PALO PINTO COUNTY, Texas — A large wildfire has destroyed eight structures, including homes, and burned hundreds of acres near Possum Kingdom Lake in Palo Pinto County as crews continued to work on extinguishing it Tuesday morning.
The fire didn't see much growth overnight; officials reported it was still at 500 acres and 10% contained, as crews spent the night creating a large fire break along the perimeter of the fire.
Farm-to-Market 1148 east of Chapel Road was closed and evacuated Monday as the fire moved quickly north. Officials say at least eight structures were destroyed, but no one has been hurt.
“We’ve been pretty busy," Adam Turner with Texas A&M Forest Service said. "This is our second fire of the week and it’s Monday.”
The fire is happening about 75 miles northwest of Fort Worth on the northern side of Possum Kingdom Lake.
As of 7 p.m. Tuesday, the Texas A&M Forest Service says the fire has still burned 500 acres and is 10% contained.
The forest service also added that there were voluntary evacuation orders.
Turner said a major concern is that fuels like grass and trees are the driest they've been since 2011 when the homes around Possum Kingdom Lake were devastated by a fire, and this week it's likely dryness levels will set a new record.
“That’s really, really dry," Turner said. "It’s going to continue to dry out.”

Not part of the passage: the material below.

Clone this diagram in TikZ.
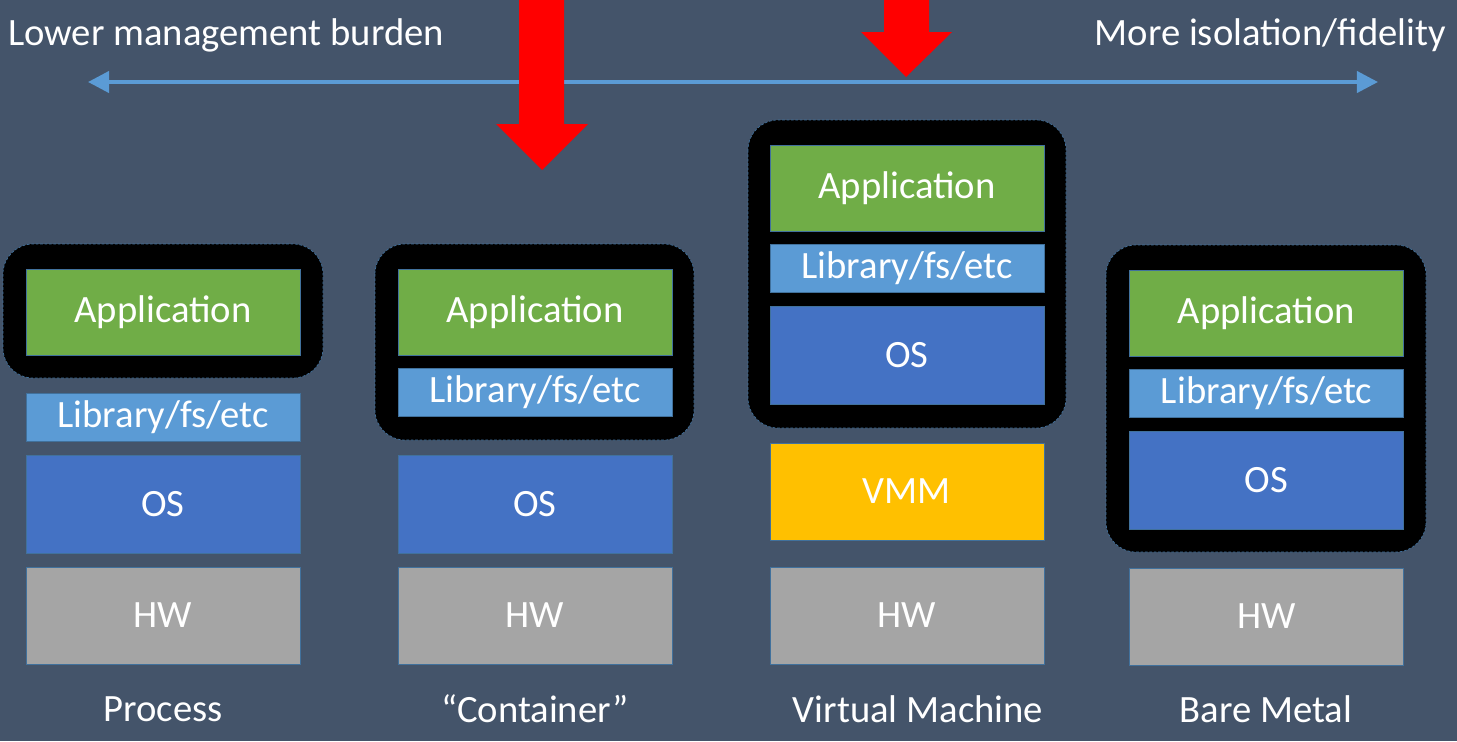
\documentclass[tikz,border=0pt]{standalone}
\usepackage{fontspec}
\setmainfont{Carlito}
\usetikzlibrary{arrows.meta}
\definecolor{slide}{HTML}{44546A}
\definecolor{appgreen}{HTML}{70AD47}
\definecolor{libblue}{HTML}{5B9BD5}
\definecolor{osblue}{HTML}{4472C4}
\definecolor{vmmgold}{HTML}{FFC000}
\definecolor{hwgray}{HTML}{A5A5A5}
\definecolor{edgeblue}{HTML}{41719C}

\begin{document}
\begin{tikzpicture}[x=0.02cm, y=-0.02cm,
    every node/.style={text=white, font=\fontsize{22}{26}\selectfont},
    layer/.style={draw=edgeblue, line width=0.5pt, minimum width=5.48cm, inner sep=0pt},
    app/.style={layer, fill=appgreen, minimum height=1.72cm},
    lib/.style={layer, fill=libblue, minimum height=0.96cm},
    os/.style={layer, fill=osblue, minimum height=1.96cm},
    vmm/.style={layer, fill=vmmgold, minimum height=1.94cm},
    hw/.style={layer, fill=hwgray, minimum height=1.94cm},
    encl/.style={fill=black, draw=edgeblue, dash pattern=on 1.5pt off 1pt, line width=0.4pt, rounded corners=0.6cm},
    redarrow/.style={fill=red, draw=none}]

  \fill [slide] (0,0) rectangle (1457,741);
  \useasboundingbox (0,0) rectangle (1457,741);

  % enclosures
  \draw [encl] (3,244) rectangle (323,378);
  \draw [encl] (375,244) rectangle (694,440);
  \draw [encl] (748,120) rectangle (1066,428);
  \draw [encl] (1106,245) rectangle (1426,552);

  % Process
  \node [app] (p-app) at (163,312) {Application};
  \node [lib] (p-lib) at (163,417) {Library/fs/etc};
  \node [os]  (p-os)  at (163,504) {OS};
  \node [hw]  (p-hw)  at (163,615.5) {HW};
  \node (p-lbl) at (163,709) {Process};

  % Container
  \node [app] (c-app) at (535,312) {Application};
  \node [lib] (c-lib) at (535,392) {Library/fs/etc};
  \node [os]  (c-os)  at (535,504) {OS};
  \node [hw]  (c-hw)  at (535,615.5) {HW};
  \node (c-lbl) at (535,709) {“Container”};

  % Virtual Machine
  \node [app] (v-app) at (907,188) {Application};
  \node [lib] (v-lib) at (907,268.5) {Library/fs/etc};
  \node [os]  (v-os)  at (907,355.5) {OS};
  \node [vmm] (v-vmm) at (907,491.5) {VMM};
  \node [hw]  (v-hw)  at (907,615.5) {HW};
  \node (v-lbl) at (918,709) {Virtual Machine};

  % Bare Metal
  \node [app] (b-app) at (1266.5,313) {Application};
  \node [lib] (b-lib) at (1266.5,393) {Library/fs/etc};
  \node [os]  (b-os)  at (1266.5,480.5) {OS};
  \node [hw]  (b-hw)  at (1266.5,616.5) {HW};
  \node (b-lbl) at (1266,709) {Bare Metal};

  % scale
  \node [anchor=west] (low) at (2,35) {Lower management burden};
  \node [anchor=east] (high) at (1452,35) {More isolation/fidelity};
  \coordinate (scale-l) at (88,82);
  \coordinate (scale-r) at (1378,82);
  \draw [libblue, line width=2.2pt, {Triangle[width=12pt,length=12pt]}-{Triangle[width=12pt,length=12pt]}] (scale-l) -- (scale-r);

  % red arrows
  \fill [redarrow] (519,-2) -- (564,-2) -- (564,124) -- (588,124) -- (542,170)
    -- (496,124) -- (519,124) -- cycle;
  \fill [redarrow] (884,-2) -- (929,-2) -- (929,32) -- (952,32) -- (906,77)
    -- (861,32) -- (884,32) -- cycle;

\end{tikzpicture}
\end{document}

Helicopters and planes from as far as California were called in to assist in putting out the flames. Turner said the lake cut water reload time from as high as 15 minutes on a typical fire to just 30 seconds.
Keith and Vee Hanssen watched the crews and the flames from their boat on the lake.
“It’s very intense when you can see it from the water’s edge," Keith Hanssen said.
‘It’s scary," Vee said. "We pulled up to docks to talk to people just to see how they were doing."
The couple has been on the lake since 1996 and know many of the few permanent residents, but they also own Possum Kingdom Real Estate and sold homes all around the lake.
“A lot of clients and a lot of friends," Keith said. "We’re trying to send them pictures and updates and the unknown is always the worst part of it.”
Around 5 p.m., the plume of smoke from the fire was visible 30 miles away. Texas A&M Forest Service said in the evening bulldozers would work to build a perimeter around the fire. Extreme heat made it difficult for firefighters to get close to the flames, instead focusing on attacking from the air.
Wind, fortunately, pushed the flames north and west onto hilly, wooded and unpopulated land which saved structures, but made air runs tougher.
“It does add another factor," Turner said. "It makes it more complex. The pilots are having to work harder to focus more on how to maneuver up and over and around those hills.”
As the fire was 0% contained through most of Monday, crews warned residents should prepare to flee if needed.
“The ranchers are worried," Vee Hanssen said. "The lake – everybody’s worried."
“They should definitely pay attention," Turner said. "Keep aware of what’s going on.”
This is a developing story and will be updated as more information is released.